The value associated of x1 and x2 are deduced from those two variables.

For \sqrts{\hat S}, we do not generate it in a flat way since this is highly inefficient. We use the cut on the final state (and on shell particles information) in order
to determine a typical guess of the scale for the Feynman diagram that driven the integration.
According to that value we have an a priori grid that we use for the integration. This grid is going to be refine automatically by the adaptive method of integration.

>
> 1) I noticed that the PDFs (for g g > g g, for example) are mostly sampled around the small x values. This is clearly an importance sampling technique. However, if you never (the last time I checked, the highest values of x probed were about 0.7) sample points with higher x values, how well can I trust the statistical errors that MG gives me?

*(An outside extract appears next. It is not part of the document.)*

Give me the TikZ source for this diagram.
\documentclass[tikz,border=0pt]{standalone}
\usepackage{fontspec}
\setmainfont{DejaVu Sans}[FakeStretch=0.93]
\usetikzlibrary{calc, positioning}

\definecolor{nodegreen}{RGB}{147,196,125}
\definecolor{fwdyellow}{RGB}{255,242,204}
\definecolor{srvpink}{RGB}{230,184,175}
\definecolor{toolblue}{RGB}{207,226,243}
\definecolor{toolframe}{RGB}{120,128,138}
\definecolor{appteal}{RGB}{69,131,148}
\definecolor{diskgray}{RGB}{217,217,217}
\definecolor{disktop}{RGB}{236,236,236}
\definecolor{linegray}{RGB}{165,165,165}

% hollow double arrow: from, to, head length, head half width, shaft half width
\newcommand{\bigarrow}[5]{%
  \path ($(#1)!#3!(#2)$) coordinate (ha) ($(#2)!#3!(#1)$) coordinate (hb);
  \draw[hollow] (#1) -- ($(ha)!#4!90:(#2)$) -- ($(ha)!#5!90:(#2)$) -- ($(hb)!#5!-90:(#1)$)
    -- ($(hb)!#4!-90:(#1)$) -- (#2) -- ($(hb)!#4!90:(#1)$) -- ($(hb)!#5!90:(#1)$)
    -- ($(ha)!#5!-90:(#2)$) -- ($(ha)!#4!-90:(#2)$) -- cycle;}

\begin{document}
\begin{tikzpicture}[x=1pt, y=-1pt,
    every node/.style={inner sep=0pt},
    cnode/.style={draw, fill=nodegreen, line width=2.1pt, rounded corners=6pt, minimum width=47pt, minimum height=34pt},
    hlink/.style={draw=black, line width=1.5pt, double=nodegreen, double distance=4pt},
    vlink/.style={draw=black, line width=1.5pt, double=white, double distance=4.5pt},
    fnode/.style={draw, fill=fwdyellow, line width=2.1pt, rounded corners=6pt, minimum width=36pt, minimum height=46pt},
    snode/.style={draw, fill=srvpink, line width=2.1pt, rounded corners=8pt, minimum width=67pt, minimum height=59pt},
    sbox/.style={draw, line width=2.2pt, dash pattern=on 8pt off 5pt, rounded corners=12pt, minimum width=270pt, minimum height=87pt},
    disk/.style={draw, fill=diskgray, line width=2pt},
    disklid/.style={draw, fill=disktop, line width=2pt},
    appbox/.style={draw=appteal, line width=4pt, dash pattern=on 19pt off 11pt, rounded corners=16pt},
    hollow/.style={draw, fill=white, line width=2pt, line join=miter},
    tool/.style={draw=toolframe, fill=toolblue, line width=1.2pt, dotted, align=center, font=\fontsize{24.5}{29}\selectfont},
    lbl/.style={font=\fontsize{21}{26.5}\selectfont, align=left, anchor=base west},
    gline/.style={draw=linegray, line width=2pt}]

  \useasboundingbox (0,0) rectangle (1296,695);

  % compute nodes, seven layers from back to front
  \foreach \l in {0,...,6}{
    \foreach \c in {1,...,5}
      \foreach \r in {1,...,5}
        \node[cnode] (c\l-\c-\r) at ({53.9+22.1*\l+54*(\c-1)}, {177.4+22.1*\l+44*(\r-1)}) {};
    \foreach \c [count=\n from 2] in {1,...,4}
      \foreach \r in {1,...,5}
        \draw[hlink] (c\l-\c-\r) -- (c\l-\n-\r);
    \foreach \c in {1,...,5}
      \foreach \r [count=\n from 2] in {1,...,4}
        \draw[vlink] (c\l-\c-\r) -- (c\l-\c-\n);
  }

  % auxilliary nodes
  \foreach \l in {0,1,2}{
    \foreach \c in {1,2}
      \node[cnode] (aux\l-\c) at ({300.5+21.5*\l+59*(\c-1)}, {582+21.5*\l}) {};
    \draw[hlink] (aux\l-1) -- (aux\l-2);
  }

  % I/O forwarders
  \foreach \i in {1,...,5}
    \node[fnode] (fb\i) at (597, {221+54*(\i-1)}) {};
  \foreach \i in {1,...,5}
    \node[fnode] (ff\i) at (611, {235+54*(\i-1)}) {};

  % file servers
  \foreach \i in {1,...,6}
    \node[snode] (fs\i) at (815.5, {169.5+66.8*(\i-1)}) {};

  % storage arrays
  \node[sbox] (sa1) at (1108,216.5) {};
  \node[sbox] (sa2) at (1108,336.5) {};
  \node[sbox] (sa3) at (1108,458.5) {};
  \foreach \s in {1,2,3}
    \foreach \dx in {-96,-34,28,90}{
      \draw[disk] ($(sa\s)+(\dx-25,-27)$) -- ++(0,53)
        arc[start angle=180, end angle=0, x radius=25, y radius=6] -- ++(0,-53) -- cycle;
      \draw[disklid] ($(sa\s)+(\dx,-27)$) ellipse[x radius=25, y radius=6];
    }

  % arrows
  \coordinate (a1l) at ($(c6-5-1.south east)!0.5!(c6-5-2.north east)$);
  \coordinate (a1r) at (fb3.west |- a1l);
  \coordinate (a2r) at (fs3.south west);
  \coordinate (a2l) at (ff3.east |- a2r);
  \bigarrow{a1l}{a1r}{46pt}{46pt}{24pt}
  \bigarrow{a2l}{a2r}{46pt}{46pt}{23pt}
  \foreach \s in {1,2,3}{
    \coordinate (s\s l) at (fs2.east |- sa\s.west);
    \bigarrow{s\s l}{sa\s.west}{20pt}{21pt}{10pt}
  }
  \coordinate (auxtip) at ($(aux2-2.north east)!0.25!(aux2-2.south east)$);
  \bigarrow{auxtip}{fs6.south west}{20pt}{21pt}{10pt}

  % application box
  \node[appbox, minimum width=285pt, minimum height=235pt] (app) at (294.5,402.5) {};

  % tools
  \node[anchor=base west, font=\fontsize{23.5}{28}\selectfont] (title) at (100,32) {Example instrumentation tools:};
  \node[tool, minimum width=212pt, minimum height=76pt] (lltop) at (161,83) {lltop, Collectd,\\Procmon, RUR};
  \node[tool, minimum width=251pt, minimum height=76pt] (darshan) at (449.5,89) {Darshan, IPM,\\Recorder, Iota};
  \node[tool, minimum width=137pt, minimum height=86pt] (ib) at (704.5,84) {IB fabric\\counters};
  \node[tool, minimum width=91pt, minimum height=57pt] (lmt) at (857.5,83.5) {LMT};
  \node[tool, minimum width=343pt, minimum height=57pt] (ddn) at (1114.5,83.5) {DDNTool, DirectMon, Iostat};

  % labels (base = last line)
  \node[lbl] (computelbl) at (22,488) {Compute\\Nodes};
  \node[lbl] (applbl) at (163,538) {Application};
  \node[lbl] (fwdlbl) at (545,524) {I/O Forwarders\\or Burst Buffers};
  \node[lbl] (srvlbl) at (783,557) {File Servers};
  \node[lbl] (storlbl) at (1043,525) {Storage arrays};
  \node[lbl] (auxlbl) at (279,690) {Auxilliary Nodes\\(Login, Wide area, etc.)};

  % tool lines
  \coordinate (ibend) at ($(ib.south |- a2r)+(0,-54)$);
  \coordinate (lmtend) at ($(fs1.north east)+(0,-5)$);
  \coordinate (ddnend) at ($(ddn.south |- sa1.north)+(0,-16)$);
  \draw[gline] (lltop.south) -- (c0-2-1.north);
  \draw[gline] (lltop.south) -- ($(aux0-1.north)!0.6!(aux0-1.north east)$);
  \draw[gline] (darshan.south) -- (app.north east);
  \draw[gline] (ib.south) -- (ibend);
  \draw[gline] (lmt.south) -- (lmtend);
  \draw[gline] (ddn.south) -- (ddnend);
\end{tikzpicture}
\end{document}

First, in general you can not proof that the statistical error is going to converge though the real variance of the function divided by the square root of the probed point.
You can only proof this property for function which are convex and concave.
Now those methods intends to improve the integration but using the priori knowledge of the function. If this knowledge is wrong then indeed you are going to have trouble.

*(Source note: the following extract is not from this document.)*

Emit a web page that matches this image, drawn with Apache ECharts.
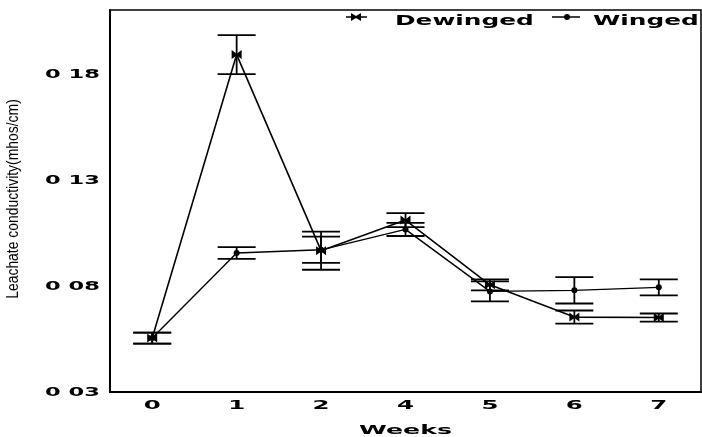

> If I am, say, looking at g g > g g g and I want to create a histogram binning the differential cross section as a function of the rapidity difference between the most forward and most backward jet, how well can I trust the statistical bands that come in each bin? It seems to me that if you don't sample some of the phase space you can't have a good guess at what the overall stat error should be.

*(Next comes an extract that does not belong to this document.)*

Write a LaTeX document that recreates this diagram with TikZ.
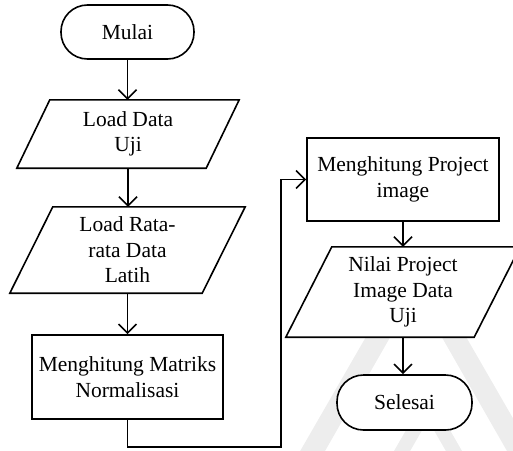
\documentclass[tikz,border=0pt]{standalone}
\usepackage{fontspec}
\setmainfont{Liberation Serif}
\usetikzlibrary{arrows.meta,backgrounds}
\pgfdeclarelayer{mark}
\pgfsetlayers{mark,background,main}

\tikzset{
  every node/.style={font=\fontsize{21.5}{25.5}\selectfont, align=center, inner sep=0pt},
  line/.style={line width=1.6pt, black},
  arr/.style={line, -{Straight Barb[length=9pt,width=18pt,line width=1.6pt]}},
  terminal/.style={line, draw, fill=white, rectangle, rounded corners=26.5pt},
  process/.style={line, draw, fill=white, rectangle},
  io/.style={rectangle, draw=none},
  ioshape/.style={line, fill=white, line join=miter},
  markfill/.style={fill=black!7, even odd rule}
}

\begin{document}
\begin{tikzpicture}[x=1pt, y=-1pt]
\useasboundingbox (0,0) rectangle (513,450);

% faint emblem in the lower right
\begin{pgfonlayer}{mark}
  \clip (0,0) rectangle (513,450);
  \fill[markfill] (416,250) -- (280,486) -- (552,486) -- cycle
                  (416,292) -- (305,486) -- (527,486) -- cycle;
  \fill[markfill] (428,392) -- (360,510) -- (496,510) -- cycle
                  (428,420) -- (376,510) -- (480,510) -- cycle;
\end{pgfonlayer}

% left column
\node[terminal, minimum width=133pt, minimum height=54pt] (start) at (127.5,32) {Mulai};
\node[io, minimum width=222pt, minimum height=68pt] (load1) at (128,134) {Load Data\\Uji};
\node[io, minimum width=235pt, minimum height=86pt] (load2) at (127.5,250) {Load Rata-\\rata Data\\Latih};
\node[process, minimum width=191pt, minimum height=84pt] (norm) at (127.5,377) {Menghitung Matriks\\Normalisasi};

% right column
\node[process, minimum width=192pt, minimum height=83pt] (proj) at (403,179.5) {Menghitung Project\\image};
\node[io, minimum width=234pt, minimum height=90pt] (value) at (403,292) {Nilai Project\\Image Data\\Uji};
\node[terminal, minimum width=135pt, minimum height=55pt] (stop) at (404.5,402.5) {Selesai};

% parallelogram outlines behind the input/output texts
\begin{pgfonlayer}{background}
  \draw[ioshape] (load1.south west) -- ([xshift=33pt]load1.north west)
                 -- (load1.north east) -- ([xshift=-33pt]load1.south east) -- cycle;
  \draw[ioshape] (load2.south west) -- ([xshift=43pt]load2.north west)
                 -- (load2.north east) -- ([xshift=-43pt]load2.south east) -- cycle;
  \draw[ioshape] (value.south west) -- ([xshift=46pt]value.north west)
                 -- (value.north east) -- ([xshift=-46pt]value.south east) -- cycle;
\end{pgfonlayer}

% connectors
\coordinate (bend) at (281,447);
\draw[arr] (start.south) -- (start.south |- load1.north);
\draw[arr] (load1.south) -- (load1.south |- load2.north);
\draw[arr] (load2.south) -- (load2.south |- norm.north);
\draw[arr] (norm.south) |- (bend) |- (proj.west);
\draw[arr] (proj.south) -- (proj.south |- value.north);
\draw[arr] (value.south) -- (value.south |- stop.north);
\end{tikzpicture}
\end{document}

creating an histogram is the same as computing multiple integral with various cut, since your cut change the function to integrate, if you want to have a precise integral in each bin, then you need to use a dedicated phase-space parametrization of the phase-space in order to have the statistical error under control in each bin.

> 2) If I wanted to force MadGraph to sample the whole of x space uniformly, how could I do this? Is there a place in the code where I can essentially turn off this importance sampling?

Well in order to do that, you need to change completely the phase-space integrator
This means
1) change the variable of integration
2) remove the pertaining module
3) remove the adaptive training of the grid (this one is easy)
For such huge change, I would actually suggest to write your own phase-space integrator rather than performing such type of modification to the code.
Since this is basically what you did already… this is actually redundant. Making all those change in MG, means that you are not validating against MG anymore but again a second by hand implementation of the same stuff.

Cheers,

Olivier

> On Nov 25, 2015, at 00:51, James Cockburn <email address hidden> wrote:
>
> New question #275409 on MadGraph5_aMC@NLO:
> https://answers.launchpad.net/mg5amcnlo/+question/275409
>
> Hi,
>
> I am currently trying to check the validity of a phase space generator we are developing. Specifically, we evaluate the MG matrix elements but the momenta that go into this evaluation is generated in a different way (i.e. not with the MadGraph generator). There is currently some tension in both the distributions and the cross-section between this result and the MadGraph result. It looks like it might have something to do with the PDF sampling in MadGraph, so I wanted to ask a few questions about it.
>
> 1) I noticed that the PDFs (for g g > g g, for example) are mostly sampled around the small x values. This is clearly an importance sampling technique. However, if you never (the last time I checked, the highest values of x probed were about 0.7) sample points with higher x values, how well can I trust the statistical errors that MG gives me? If I am, say, looking at g g > g g g and I want to create a histogram binning the differential cross section as a function of the rapidity difference between the most forward and most backward jet, how well can I trust the statistical bands that come in each bin? It seems to me that if you don't sample some of the phase space you can't have a good guess at what the overall stat error should be.
>
> 2) If I wanted to force MadGraph to sample the whole of x space uniformly, how could I do this? Is there a place in the code where I can essentially turn off this importance sampling?
>
> Cheers,
> James
>
>
>
> --
> You received this question notification because you are an answer
> contact for MadGraph5_aMC@NLO.

Hi James,

The main point is that madgraph do not integrate according to x1 and x2 but according to \sqrts{\hat S} and another variable (x1/x2) if I’m correct.
The value associated of x1 and x2 are deduced from those two variables.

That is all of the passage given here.